New HSCA docs at MFF

The Mary Ferrell Foundation continues to dig out ARC records from its vaults. The latest find is a box of HSCA docs which fill some gaps and add a deposition from Bruce Solie.

HSCA-CIA boxes

This set of docs comes from several boxes in the HSCA-CIA segregated collection. Like the recent release of several sections of the HSCA-FBI liaison file, the box sat uncatalogued in the AARC vaults for who knows how long, but MFF is finally digging this stuff out and putting it on line. Cause for celebration among us hard core ARC observers.

Eventually these records will also go online at NARA, but at the rate NARA is going, it could take several years. I’d rather not wait that long, and am delighted to have AARC’s contribution now.

What’s in the box(es)?

The majority of the docs are letters from HSCA General Counsel Bob Blakey to CIA Principal Coordinator Scott Breckinridge and his predecessors, requesting all kinds of information, files, and interviews. There were already hundreds of similar letters available online from MFF, so the format and content are familiar.

These letters fill a gap that I looked at earlier this year, which I’ll try to explain here. Originally, all the HSCA docs dealing with CIA were in packed away in boxes and sent off to CIA’s Warrenton Records Center back in 1979-1980. Despite being mixed up with CIA records, they were legally and textually distinct, being generated by HSCA staffers, rather than CIA staffers.

When Mark Allen filed his suit asking for review and release of the documents CIA provided to HSCA, an attempt was made to separate out these HSCA generated records. Why? Because Congressional documents are not subject to FOIA.

It was only when the JFK Act was passed that the HSCA records were eligible for release. As one might expect, HSCA docs and CIA docs were filed together, with Blakey’s doc requests and CIA responses filed in the logical order. The JFK Act and the differing legal status of the records required that Blakey’s letter be put in one place and the CIA answers put in another.

The CIA responses have been online at MFF for years. The HSCA letters they were responding to, however, were only partially available. This latest posting from MFF thus fills some of this gap.
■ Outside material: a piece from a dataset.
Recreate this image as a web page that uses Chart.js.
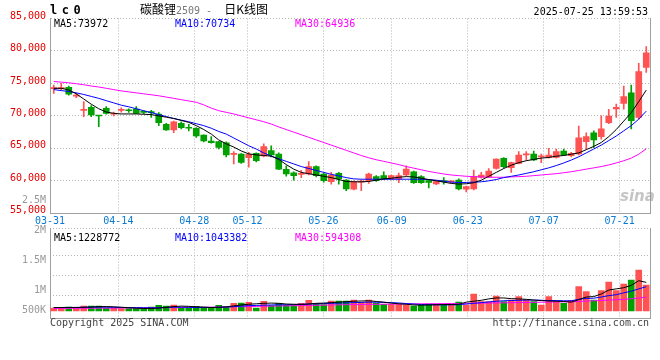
<!DOCTYPE html>
<html><head><meta charset="utf-8">
<script src="https://cdn.jsdelivr.net/npm/chart.js@4.4.1/dist/chart.umd.min.js"></script>
<style>
html,body{margin:0;padding:0;background:#fff;}
#wrap{position:relative;width:660px;height:360px;overflow:hidden;background:#fff;font-family:'DejaVu Sans Mono',monospace;}
.t{position:absolute;white-space:pre;font-size:10px;line-height:12px;font-family:'DejaVu Sans Mono',monospace;}
canvas{position:absolute;left:0;}
</style></head><body>
<div id="wrap">
<canvas id="main" width="660" height="228" style="top:0px"></canvas>
<canvas id="vol" width="660" height="150" style="top:190px"></canvas>
<div class="t" style="left:50px;top:4px;font-weight:bold;font-size:12px;letter-spacing:4.5px;color:#000">lc0</div>
<div class="t" style="left:140px;top:2px;font-size:12px;line-height:14px;color:#000;font-family:'Noto Sans CJK SC'">碳酸锂<span style="font-family:'DejaVu Sans Mono';font-size:10px;color:#777">2509 -  </span>日K线图</div>
<div class="t" style="right:12px;top:6px;color:#000">2025-07-25 13:59:53</div>
<div class="t" style="left:54px;top:18px;color:#000">MA5:73972</div>
<div class="t" style="left:175px;top:18px;color:#0000ff">MA10:70734</div>
<div class="t" style="left:295px;top:18px;color:#ff00ff">MA30:64936</div>
<div class="t" style="left:54px;top:232px;color:#000">MA5:1228772</div>
<div class="t" style="left:175px;top:232px;color:#0000ff">MA10:1043382</div>
<div class="t" style="left:295px;top:232px;color:#ff00ff">MA30:594308</div>
<div class="t" style="left:50px;top:317px;color:#444">Copyright 2025 SINA.COM</div>
<div class="t" style="right:11px;top:317px;color:#444">http://finance.sina.com.cn</div>
<div class="t" style="left:620px;top:187px;font-family:'DejaVu Sans';font-style:italic;font-weight:bold;font-size:15px;line-height:18px;color:rgba(150,150,150,0.55)">sina</div>
</div>
<script>
const dates = ['03-31','04-01','04-02','04-03','04-07','04-08','04-09','04-10','04-11','04-14','04-15','04-16','04-17','04-18','04-21','04-22','04-23','04-24','04-25','04-28','04-29','04-30','05-06','05-07','05-08','05-09','05-12','05-13','05-14','05-15','05-16','05-19','05-20','05-21','05-22','05-23','05-26','05-27','05-28','05-29','05-30','06-03','06-04','06-05','06-06','06-09','06-10','06-11','06-12','06-13','06-16','06-17','06-18','06-19','06-20','06-23','06-24','06-25','06-26','06-27','06-30','07-01','07-02','07-03','07-04','07-07','07-08','07-09','07-10','07-11','07-14','07-15','07-16','07-17','07-18','07-21','07-22','07-23','07-24','07-25'];
const dateTickLabels = ['03-31','04-14','04-28','05-12','05-26','06-09','06-23','07-07','07-21'];
const priceTicks = [55000,60000,65000,70000,75000,80000,85000];

const open  = [74200,74200,74400,73050,70850,71320,70050,71170,70250,70850,70850,71060,70600,70550,70290,68700,67830,68860,68200,68090,67060,66130,66030,65870,64080,64130,63560,64240,63820,64640,64130,61780,61250,61000,61050,62180,61050,59870,61160,60130,58700,59800,60020,60640,60790,60280,60280,60900,61400,60640,60020,59510,59900,59850,60130,58700,58740,60540,60640,61930,63470,62020,62700,64000,64130,63700,63620,63620,64590,63870,64130,66030,67410,66800,68950,71060,71940,73570,69780,77480];
const close = [74300,74340,73330,73110,70900,70140,69980,70400,70290,70910,70800,70400,70550,70500,68950,67830,69100,68180,68100,66900,66130,65870,65160,63980,64130,62850,64080,63100,65260,63980,61780,61050,60790,61050,62180,60790,60020,60900,60280,58740,59870,59870,61050,60020,60280,60790,60790,61820,59710,59710,59770,59870,59870,59870,58740,59100,60640,60900,61510,63360,62180,62800,63980,64080,63210,63720,63980,64490,63980,64240,66640,66800,66290,68000,69980,71320,72960,69260,76810,79730];
const high  = [74760,75010,74600,73480,72190,71600,70100,71450,70600,71250,71100,71450,70800,70860,70500,68850,69200,69100,68700,68200,67100,66800,66100,66000,64500,64200,64380,64300,65700,65400,64300,62300,61400,61600,62950,62300,61200,61300,61300,60200,60000,60130,61200,60800,61400,60900,61200,62300,61500,60800,60200,60000,60500,60000,60300,59200,61650,61300,61900,63400,63600,62900,64500,64500,64600,64130,65000,64900,64900,64400,68440,67400,67700,70000,71000,71830,74600,74760,78100,80660];
const low   = [73480,73990,73200,72800,69880,69900,68340,70250,70000,70580,70550,70350,70350,69780,68500,67750,67400,68000,67700,66700,66000,65800,64900,63700,62600,62700,62100,62900,63700,63700,61700,60700,60100,60500,60900,60600,59800,59500,59500,58500,58600,58500,59600,59900,60200,60200,59700,60800,59600,59600,58900,59400,59500,59700,58600,58300,58600,60400,60500,61800,62000,61300,62600,63200,63100,62800,63500,63500,63900,63700,64000,64900,65100,66400,68800,69780,71020,68000,69480,76710];

const ma5  = [74250,74250,74000,73400,72600,71800,71100,70600,70400,70300,70300,70300,70250,70200,70000,69800,69600,69300,69000,68500,67900,67200,66300,65700,65200,64600,64150,64000,63900,63800,63300,62500,61800,61300,61100,60900,60700,60500,60200,59900,59850,59850,59900,60100,60300,60400,60550,60650,60600,60400,60200,60000,59800,59600,59500,59550,59700,60100,60700,61300,61900,62400,62800,63100,63300,63500,63600,63800,63900,64100,64300,64800,65300,65900,66800,67900,69200,70500,72200,73972];
const ma10 = [74050,73900,73750,73550,73300,73000,72700,72350,72000,71650,71400,71100,70800,70500,70200,69900,69600,69350,69100,68800,68500,68100,67600,67200,66600,66000,65400,64900,64300,63800,63400,63000,62600,62200,61900,61600,61300,61000,60750,60500,60300,60250,60250,60250,60250,60250,60250,60250,60250,60250,60200,60100,59950,59800,59750,59750,59800,59850,60000,60200,60500,60700,60900,61150,61400,61700,62000,62350,62750,63200,63700,64300,64900,65500,66200,66900,67700,68500,69500,70734];
const ma30 = [75300,75200,75100,74950,74800,74600,74450,74250,74050,73850,73700,73550,73400,73250,73100,72900,72700,72500,72300,72100,71700,71200,70800,70550,70300,70000,69700,69400,69100,68750,68300,67900,67500,67100,66700,66300,65900,65500,65100,64700,64300,63900,63550,63250,63000,62750,62500,62200,61950,61700,61450,61250,61050,60900,60800,60700,60650,60600,60550,60550,60550,60600,60650,60700,60800,60900,61000,61100,61250,61400,61600,61800,62000,62200,62450,62750,63100,63500,64100,64936];

const volume = [129000,129000,172000,129000,215000,215000,215000,129000,129000,100000,100000,100000,100000,172000,243000,215000,257000,129000,129000,200000,129000,143000,243000,157000,329000,343000,372000,129000,415000,229000,329000,243000,243000,329000,458000,329000,272000,429000,429000,429000,472000,372000,472000,329000,286000,286000,286000,257000,215000,257000,300000,286000,286000,257000,386000,257000,730000,400000,400000,644000,400000,472000,615000,472000,400000,257000,615000,400000,329000,443000,1044000,830000,472000,873000,1245000,873000,1159000,1330000,1760000,1116000];
const vma5  = [150000,150000,150000,150000,160000,170000,190000,190000,180000,160000,140000,120000,110000,110000,125000,160000,190000,210000,200000,180000,170000,150000,160000,180000,220000,260000,290000,310000,330000,340000,330000,300000,290000,280000,300000,330000,340000,360000,380000,400000,420000,430000,440000,410000,380000,340000,310000,290000,260000,250000,260000,270000,280000,280000,290000,380000,420000,460000,520000,560000,560000,530000,520000,500000,470000,450000,430000,420000,410000,380000,490000,600000,620000,730000,900000,950000,1000000,1100000,1300000,1228772];
const vma10 = [150000,150000,155000,155000,160000,165000,170000,165000,160000,155000,150000,145000,140000,135000,140000,150000,160000,165000,160000,150000,150000,150000,160000,170000,190000,210000,230000,240000,250000,260000,265000,270000,280000,290000,300000,310000,320000,330000,340000,350000,360000,370000,380000,375000,370000,360000,345000,320000,300000,280000,270000,265000,260000,265000,270000,300000,330000,360000,390000,420000,440000,450000,460000,470000,470000,460000,450000,450000,440000,440000,500000,540000,550000,600000,660000,700000,780000,850000,950000,1043382];
const vma30 = [110000,112000,114000,116000,118000,120000,122000,124000,126000,128000,130000,133000,136000,139000,142000,145000,148000,151000,154000,157000,160000,165000,170000,175000,180000,186000,192000,198000,204000,210000,216000,222000,228000,234000,240000,246000,252000,258000,264000,270000,275000,280000,284000,288000,292000,296000,300000,303000,306000,309000,312000,315000,318000,321000,324000,327000,332000,337000,342000,347000,352000,357000,362000,367000,372000,377000,382000,387000,392000,397000,410000,425000,438000,452000,468000,484000,500000,525000,555000,594308];
const volTickValues = [2500000,2000000,1500000,1000000,500000];
const volTickLabels = ['2.5M','2M','1.5M','1M','500K'];
const volGridSteps = [1,2,3,4.325];

const RED = '#ff5252', GREEN = '#00a000';
const candleColor = close.map((c,i)=> c>=open[i] ? RED : GREEN);
const GRID = '#b4b4b4', AXIS = '#a0a0a0';
const monoFont = {family:'DejaVu Sans Mono', size:10};
const dateAxisTicks = s => { s.ticks = dateTickLabels.map(d => ({value: dates.indexOf(d)})); };
const lastVolIdx = volTickValues.length - 1;

function lineDs(data, color, yid){
  return {type:'line', data, borderColor:color, borderWidth:1, pointRadius:0, tension:0, order:0, yAxisID:yid, xAxisID:'x'};
}

new Chart(document.getElementById('main'), {
  type:'bar',
  data:{labels:dates, datasets:[
    lineDs(ma5,'#000000','y'),
    lineDs(ma10,'#0000ff','y'),
    lineDs(ma30,'#ff00ff','y'),
    {data: open.map((o,i)=>[o, close[i]]), backgroundColor:candleColor, barThickness:6, minBarLength:1, grouped:false, order:1, xAxisID:'x', yAxisID:'y'},
    {data: low.map((l,i)=>[l, high[i]]), backgroundColor:candleColor, barThickness:1, grouped:false, order:2, xAxisID:'x', yAxisID:'y'}
  ]},
  options:{
    responsive:false, animation:false, devicePixelRatio:1,
    layout:{padding:{top:18.5,left:0,right:0,bottom:0}},
    plugins:{legend:{display:false}, tooltip:{enabled:false}},
    scales:{
      x:{type:'category', offset:true, display:false},
      xg:{type:'linear', position:'bottom', offset:false, min:0, max:dates.length-1, afterBuildTicks:dateAxisTicks,
          ticks:{callback:v=>dates[v], color:'#0a7ad4', font:monoFont, padding:2, autoSkip:false, maxRotation:0},
          grid:{color:GRID, drawTicks:false, offset:false}, border:{color:AXIS, dash:[1,2]}, afterFit:s=>{s.height=14.7;}},
      y:{position:'left', min:55000, max:85000, afterBuildTicks:s=>{s.ticks=priceTicks.map(v=>({value:v}));},
          ticks:{color:'#e60000', font:monoFont, padding:4, labelOffset:-2.5, autoSkip:false},
          grid:{color:GRID, drawTicks:false}, border:{color:AXIS, dash:[1,2]}, afterFit:s=>{s.width=50;}},
      yr:{position:'right', min:55000, max:85000, ticks:{display:false}, grid:{display:false, drawTicks:false}, border:{color:AXIS}, afterFit:s=>{s.width=10;}}
    }
  }
});

new Chart(document.getElementById('vol'), {
  type:'bar',
  data:{labels:dates, datasets:[
    lineDs(vma5,'#000000','y'),
    lineDs(vma10,'#0000ff','y'),
    lineDs(vma30,'#ff00ff','y'),
    {data: volume, backgroundColor:candleColor, barThickness:6, grouped:false, order:1, xAxisID:'x', yAxisID:'y'}
  ]},
  options:{
    responsive:false, animation:false, devicePixelRatio:1,
    layout:{padding:{top:38.5,left:0,right:0,bottom:22}},
    plugins:{legend:{display:false}, tooltip:{enabled:false}},
    scales:{
      x:{type:'category', offset:true, display:false},
      xg:{type:'linear', position:'bottom', offset:false, min:0, max:dates.length-1, afterBuildTicks:dateAxisTicks,
          ticks:{display:false}, grid:{color:GRID, drawTicks:false, offset:false}, border:{color:AXIS, dash:[1,2]}, afterFit:s=>{s.height=0;}},
      y:{display:false, min:-300000, max:3541000},
      yl:{position:'left', weight:1, min:541700, max:2033300, afterBuildTicks:s=>{s.ticks=volTickValues.map(v=>({value:v}));},
          ticks:{
            callback:(v,i)=> i===lastVolIdx ? [volTickLabels[i], ''] : volTickLabels[i],
            color:'#999', padding:4, autoSkip:false,
            font: c => (c.index===lastVolIdx ? {family:'DejaVu Sans Mono', size:10, lineHeight:'20px'} : monoFont)
          },
          grid:{display:false, drawTicks:false}, border:{color:AXIS}, afterFit:s=>{s.width=50;}},
      yg:{position:'left', weight:0, min:-0.15, max:4.325, afterBuildTicks:s=>{s.ticks=volGridSteps.map(v=>({value:v}));},
          ticks:{display:false}, grid:{color:GRID, drawTicks:false}, border:{display:false, dash:[1,2]}, afterFit:s=>{s.width=0;}},
      yr:{position:'right', ticks:{display:false}, grid:{display:false, drawTicks:false}, border:{color:AXIS}, afterFit:s=>{s.width=10;}}
    }
  }
});
</script>
</body></html>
There are other things in these boxes as well. When CIA provided docs to the HSCA staff for review, the staff took lots and lots of notes. Since these notes came from classified files, the CIA had custody of them. There are lots of CIA letters concerning these notes that are also available at MFF. Again, however, some of the notes were not there. These “new” docs from MFF supply some of the missing notes as well.

The surprise of the new docs, however, is Bruce Solie’s deposition to the HSCA concerning Yuri Nosenko. I knew there were two copies of this deposition in the ARC, but neither of them was online at MFF, nor were they released post 2017, since they were already released in full in the 1990s. It turns out, however, that there was a third copy, 180-10144-10374, which is finally available online. For people interested in the Nosenko saga, this is quite interesting.

My two cents

Summing up, there are 340 new ARC records available on the MFF website, totaling about 1670 pages. About 322 of these were previously not available online. Overall, this is a useful addition to MFF’s outstanding collection of JFK assassination records. If you are interested in tracking HSCA-CIA requests and responses, it is essential.